How many partitions are in your input data set? A possibility is that your input data has 10 unsplittable files, so you end up with 10 partitions. You could improve this by using RDD#repartition(). 

Note that mapPartitionsWithIndex is sort of the "main processing loop" for many Spark functions. It is iterating through all the elements of the partition and doing some computation (probably running your user code) on it. 

You can see the number of partitions in your RDD by visiting the Spark driver web interface. To access this, visit port 8080 on host running your Standalone Master (assuming you're running standalone mode), which will have a link to the application web interface. The Tachyon master also has a useful web interface, available at port 19999.


On Sun, May 25, 2014 at 5:43 PM, qingyang li <liqingyang1985@gmail.com> wrote:
hi, Mayur, thanks for replying.
I know spark application should take all cores by default. My question is  how to set task number on each core ?
If one silce, one task,  how can i set silce file size ?


2014-05-23 16:37 GMT+08:00 Mayur Rustagi <mayur.rustagi@gmail.com>:

How many cores do you see on your spark master (8080 port). 
By default spark application should take all cores when you launch it. Unless you have set max core configuration. 




On Thu, May 22, 2014 at 4:07 PM, qingyang li <liqingyang1985@gmail.com> wrote:
my aim of setting task number is to increase the query speed,    and I have also found " mapPartitionsWithIndex at Operator.scala:333"  is costing much time.  so, my another question is :
how to tunning mapPartitionsWithIndex  to make the costing time down?

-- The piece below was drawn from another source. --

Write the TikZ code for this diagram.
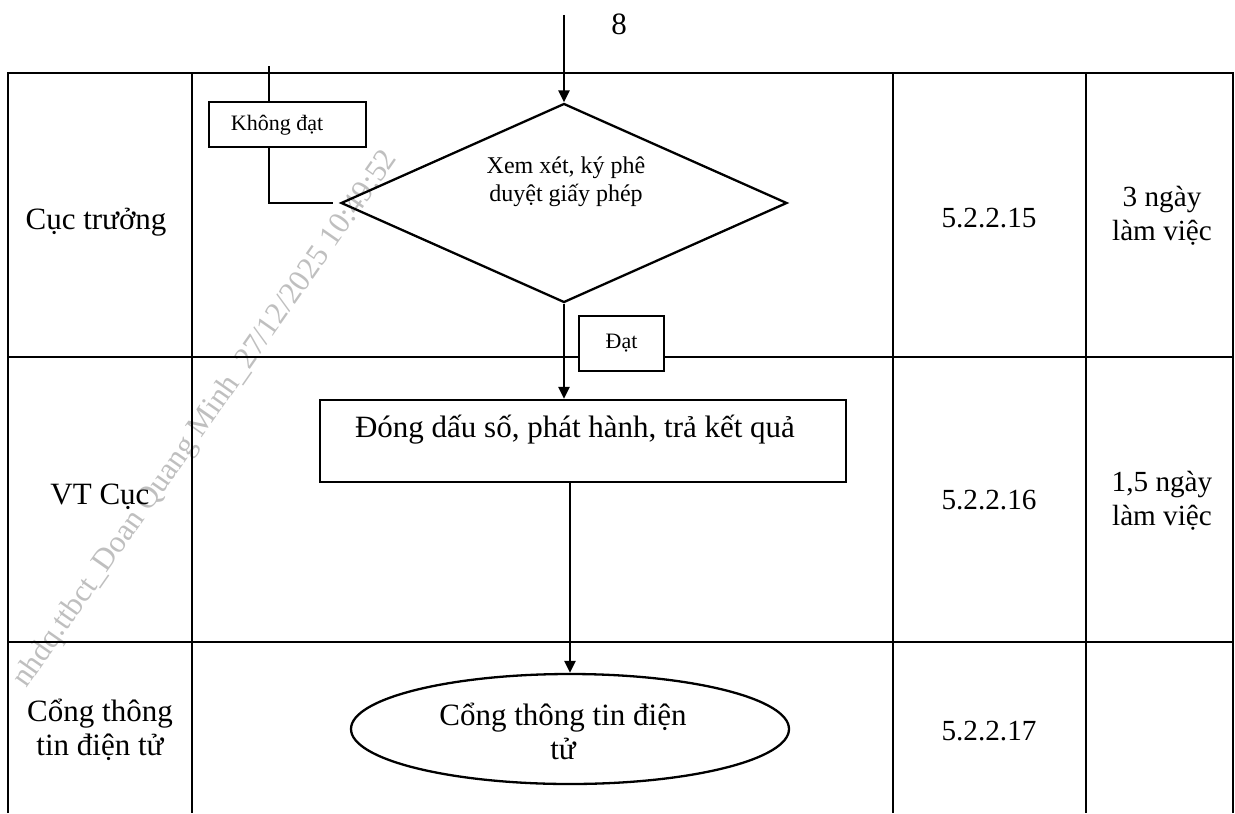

2014-05-22 18:09 GMT+08:00 qingyang li <liqingyang1985@gmail.com>:

i have added  SPARK_JAVA_OPTS+="-Dspark.
default.parallelism=40 "  in shark-env.sh,  
but i find there are only10 tasks on the cluster and 2 tasks each machine.


2014-05-22 18:07 GMT+08:00 qingyang li <liqingyang1985@gmail.com>:

i have added  SPARK_JAVA_OPTS+="-Dspark.default.parallelism=40 "  in shark-env.sh


2014-05-22 17:50 GMT+08:00 qingyang li <liqingyang1985@gmail.com>:

i am using tachyon as storage system and using to shark to query a table which is a bigtable, i have 5 machines as a spark cluster, there are 4 cores on each machine .
My question is:
1. how to set task number on each core?
2. where to see how many partitions of one RDD?